2. Why use an Independent Celebrant?

Using an Independent Celebrant means you can have the ceremony you want in the place and on the day you wish, with fewer restrictions on content or time.

If you have always dreamed of a having your wedding or partnership ceremony in an unlicenced venue, for example at home, in a woodland or forest, on a boat gliding down the Thames, on a moonlit beach or at a festival site then a celebrant-led wedding may be for you.

You can also incorporate spiritual elements should you wish; I’m happy to work with couples of all faiths, or none at all.

More and more couples looking for something more personal, creative and bespoke – more authentically “them” – are choosing to go down this route when planning their ceremony.

The legal bit…

In England legal marriages and civil partnerships can only be conducted by registrars and desiginated religious officiants and they can only take place in licenced venues.  A marriage officiated by a Registrar (also called a civil ceremony) cannot contain any references to religion at all.  This means that many favourite readings, hymns or music cannot be included.

Usually registrars and religious officants will have a number of ceremonies to conduct on the day of your marriage/partnership; often as many as seven or eight, meaning you will have a limited time-frame for your ceremony which can be an additional restriction when planning your celebration.

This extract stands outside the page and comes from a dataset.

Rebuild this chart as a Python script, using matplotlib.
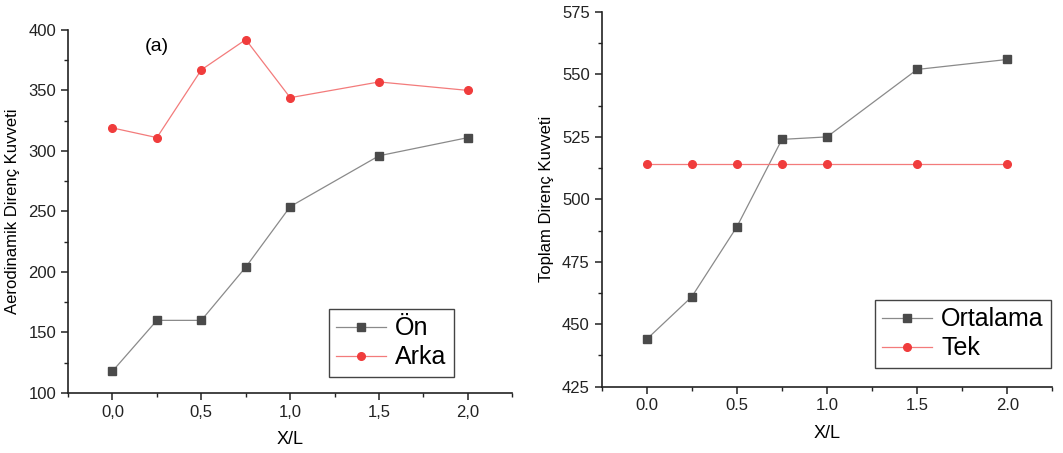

Because of this many couples now opt to have a legal wedding with just their witnesses either on the morning of their planned celebration or a couple of days before, and then have the special ceremony in front of their families and friends, led by an Independent Celebrant.

In England and Wales the minimum that needs to be said to make the marriage legal (statutory declaration) is:

I declare that I know of no legal impediment why I [your name] may not be joined in matrimony to [your partner’s name]

followed by the contracting words:

I call upon these persons here present to witness that I [your name] do take you [your partner’s name] to be my lawful wedded husband/wife/partner

All the rest is ceremonial, including the vows and exchange of rings.  This means that the bulk of a religious or civil wedding/partnership is set down by the governing body and not the couple getting married.  As long as you have said the above words in a recognised venue, in front of two witnesses, you can do whatever you want afterwards.